Postcards, Letters, Notes, And More
While some of the findings were listed above, some of the other items that potentially held sentimental value, or just value in general include banknotes, silver spoons, a family album, letters, postcards, and an assortment of notes.
It seemed to the archeologists that the Countess believed she would be coming back to retrieve her belongings and never did.
They Were A Very Influential Family
As it turns out, the von Finckenstein family was a very influential family at the time. According to Science in Poland, the von Finckenstein’s “belonged to the most influential aristocratic families in Prussia.”
“Their ancestors probably came to these lands from the Duchy of Carinthia at the beginning of the 14th century, along with other knights who provided military support to the Teutonic Order.”

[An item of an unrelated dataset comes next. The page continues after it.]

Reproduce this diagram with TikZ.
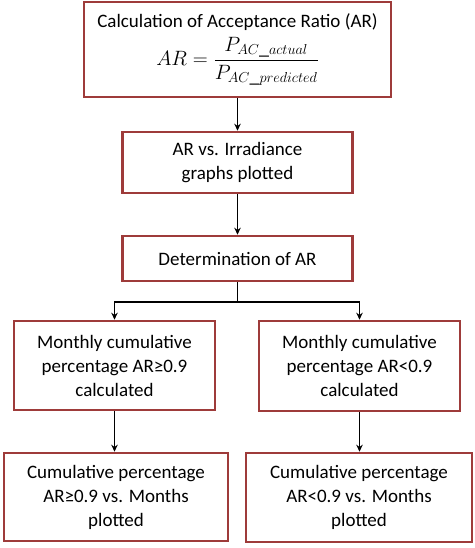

There Was A Reason The Red Army Set Up Camp There
For centuries, members of the von Finckenstein family held important functions for military personnel. It is most likely what led the Red Army to their door. Their influence and over 34,000 acres of land was the perfect place to set up camp.
Additionally, the family’s cattle and other livestock were at their disposal.
The Last-Living Heir Was Brought In To Tell Her Tale
Eventually, the researchers reached out to Count von Finckenstein`s daughter, Waldtraut von Finckensein, who, at the time, was 81 years old.
She recounted her story, telling them that she and her sister were indeed sent away from the manor, never seeing their father again and being reunited with their mother sometime later.
The Artifacts Made They Way Back Home
A vast majority of the artifacts were handed over to Waldtraut, the last living heir of the von Finckenstein family. She was very grateful to have the letters, family jewelry, and photo album back in her possession.
But it was beyond her realm of knowledge who owned the soldier uniform!
Some Things Were Left To The State Treasury
The uniform might remain a mystery, even though East Prussia was a German province during the Second World War. When it came to the banknotes and coins, they became the property of Poland’s state treasury.
Thankfully, the treasury department decided to share the tiny parts of history with others, displaying them in a museum.
Researchers Went Back For More
The archeologist team wasn’t done yet. After realizing what Patryk had found were long-lost World War II relics, they went back to the lake to do some more digging and metal detector work.
They wound up finding a battle-ax dating back to the Middle Ages as well as other relics from a medieval fortified settlement. Sadly, nothing else from the Count’s life was unearthed.